Screens—including but not limited to TVs, computers, and mobile devices—“provide a very limited sensory environment” where textures and smells cannot be explored, says Psychology Today. Also, the two-dimensionality of screens can affect a young child’s developing perception of depth and distance. Since they reduce the rate of blinking, screens can lead to dry eyes, which may damage young eyes. For the parents and caretakers who increasingly occupy young children with mobile devices, such as tablets and smartphones, so they can accomplish errands in peace, these points may be particularly relevant.
Researchers warn that even “educational” and “interactive” apps, which are often used on mobile devices, affect child development differently than traditional educational toys do. For instance, when children build with blocks, they decide what to build, how to build it, and when their creation is completed. Apps, on the other hand, often dictate what task should be carried out, how it should be done, and when it is finished. Because of the recent popularity of apps designed for young children, any developmental impact on children has yet to be determined.
Realistically, we must recognize that our society’s emphasis on technology can make children’s exposure to it unavoidable.
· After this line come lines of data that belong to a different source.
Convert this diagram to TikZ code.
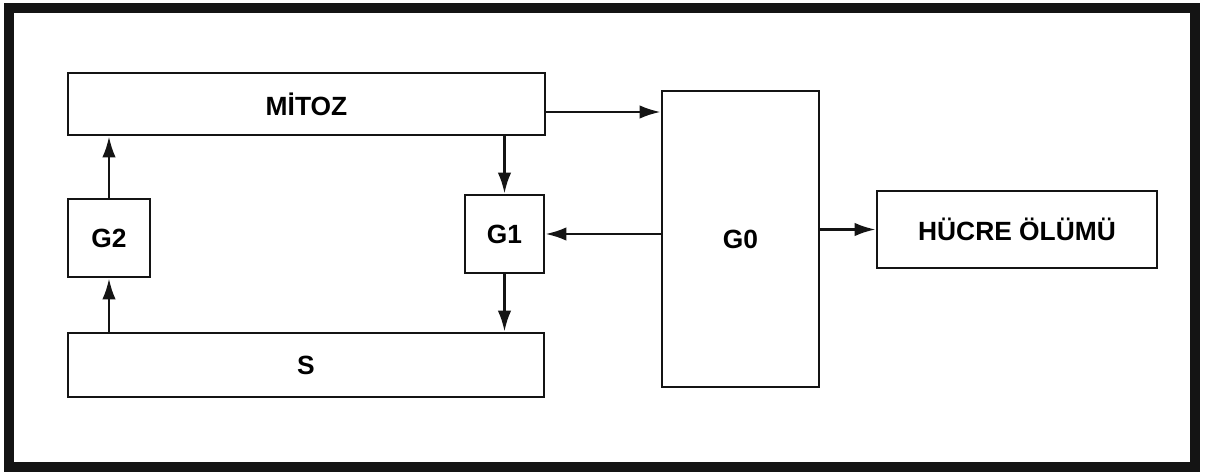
\documentclass[tikz,border=0pt]{standalone}
\usepackage{fontspec}
\setmainfont{Liberation Sans}
\usepackage{tikz}
\usetikzlibrary{arrows.meta}
\definecolor{inkBlack}{RGB}{20, 20, 20}

\tikzset{
  phaseBox/.style={draw=inkBlack, line width=1.6pt, inner sep=0pt,
    font=\fontsize{15}{17}\selectfont\bfseries},
  flowArrow/.style={draw=inkBlack, line width=1.5pt,
    -{Latex[length=0.42cm,width=0.27cm]}}
}

\begin{document}
\begin{tikzpicture}
      \useasboundingbox (0,0) rectangle (24.18,9.5);
      % outer frame
      \draw[inkBlack, line width=5.7pt] (0.18,0.16) rectangle (23.9,9.34);

      % cycle boxes
      \node[phaseBox, minimum width=9.54cm, minimum height=1.24cm] (mitoz) at (6.13,7.42) {MİTOZ};
      \node[phaseBox, minimum width=9.52cm, minimum height=1.28cm] (s) at (6.12,2.2) {S};
      \node[phaseBox, minimum width=1.64cm, minimum height=1.56cm] (g2) at (2.18,4.74) {G2};
      \node[phaseBox, minimum width=1.58cm, minimum height=1.56cm] (g1) at (10.09,4.82) {G1};

      % resting phase and exit
      \node[phaseBox, minimum width=3.14cm, minimum height=5.92cm] (g0) at (14.81,4.72) {G0};
      \node[phaseBox, minimum width=5.6cm, minimum height=1.54cm] (hucre) at (20.34,4.91) {HÜCRE ÖLÜMÜ};

      \draw[flowArrow] (s.north -| g2) -- (g2.south);
      \draw[flowArrow] (g2.north) -- (g2 |- mitoz.south);
      \draw[flowArrow] (mitoz.south -| g1) -- (g1.north);
      \draw[flowArrow] (g1.south) -- (g1 |- s.north);

      % mitoz leaves into G0, just below its middle
      \coordinate (mitozout) at ([yshift=-0.16cm]mitoz.east);
      \draw[flowArrow] (mitozout) -- (mitozout -| g0.west);
      \draw[flowArrow] (g0.west |- g1) -- (g1.east);
      \draw[flowArrow] (g0.east |- hucre) -- (hucre.west);
    \end{tikzpicture}
\end{document}
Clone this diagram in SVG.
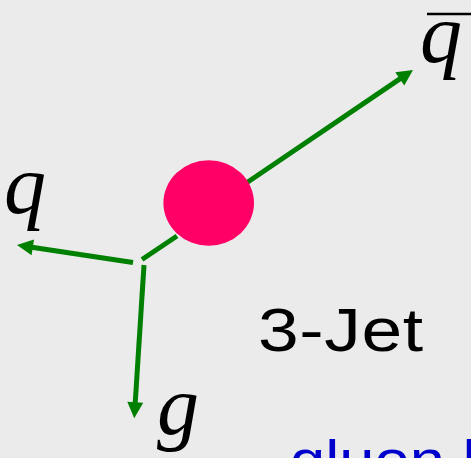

If young children are to interact with technology, a joint position statement by the National Association for the Education of Young Children and the Fred Rogers Center for Early Learning recommends that young children’s use should be limited to activities that strengthen relationships with adults, such as participating in video conversations with family, and viewing pictures and e-books (though not in dim light, or before bedtime) with a parent or caretaker.
While each child’s experience with technology and the impact it ultimately has on his or her life will be unique, keep in mind that there is no substitute for human interaction with loving parents and caretakers and for opportunities for children to explore their physical environment.